Au CAPC de Bordeaux, rien n’a changé ou presque depuis le passage d’Andrée Putman. Le parfum de la dame en noir (1925-2013) semble encore flotter dans l’ancien entrepôt de denrées coloniales Lainé. Entre 1983 et 1990, la designer est intervenue pour aménager et meubler ce bâtiment industriel du XIXe siècle, qui abrite le CAPC musée d’art contemporain ainsi qu’Arc en rêve centre d’architecture. Une exposition rend hommage à cette œuvre totale achevée voici un quart de siècle, qui concilie le fait d’être un patrimoine vivant, à la fois jalon de l’histoire du design contemporain et d’architectures toujours usitées. Près de 80 % des pièces créées sont toujours utilisées au quotidien par les équipes du musée.
Selon Martine Péan, la commissaire de l’exposition, qui a assisté aux travaux et à la métamorphose des lieux, il s’agit du seul musée qu’Andrée Putman ait réhabilité. « Elle passait les lieux dans sa moulinette intellectuelle, dans une démarche d’imprégnation », explique-t-elle. D’un commun accord avec Jean-Louis Froment, alors directeur du CAPC, s’élabore un vocabulaire sobre et discret afin de laisser parler les œuvres, jusqu’au sol en ciment gris ciré. Anticipant des réflexions très actuelles, une grande partie du mobilier s’adapte, se transforme et se déplace pour suivre l’évolution du musée. La nuance de gris employée par Andrée Putman étant référencée, il est possible de la reproduire aujourd’hui pour renouveler le « print-stratifié » qui orne le mobilier. En regard, une salle rappelle les réalisations de la designer pour le Concorde d’Air France en 1993, des sièges à la vaisselle, d’un luxe minimaliste.
Si l’exposition retrace la genèse de ce projet et sa réalisation, avec force croquis et exemples de mobilier, plusieurs espaces abritent toujours les œuvres d’André Putman en situation. C’est le cas du café du musée, mais aussi de la terrasse dont elle a dessiné les bancs « Éléphants » en bois, aux très hauts dossiers, non loin des installations de Richard Long à base de pierres créées pour les lieux – le CAPC possède neuf œuvres de l’artiste.
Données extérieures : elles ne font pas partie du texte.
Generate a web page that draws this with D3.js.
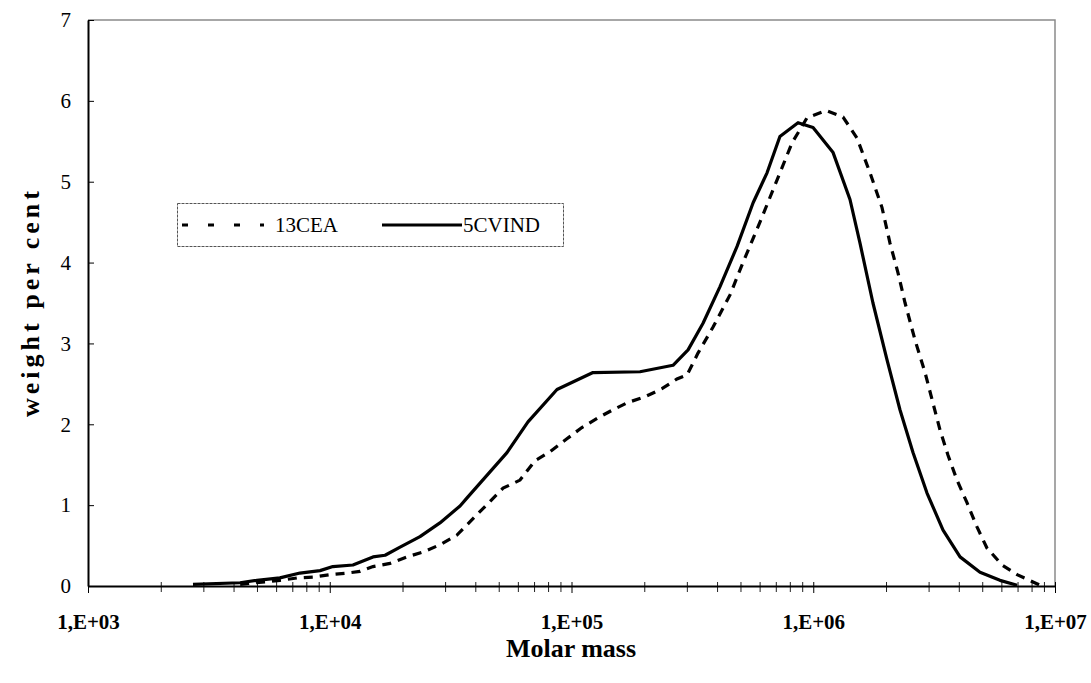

Ces mêmes bancs figurent aussi dans la vaste salle de travail sous la magnifique charpente, qui héberge également une table ronde en béton très contemporaine. Accessible sur rendez-vous, la bibliothèque a peu bougé, avec ses tables de travail modulables et ses canapés de lecture en alcôve. En définitive, Andrée Putman aura largement contribué à façonner – sans s’imposer – l’identité et l’âme d’un lieu à la belle sobriété, tout en laissant la part belle à l’art contemporain.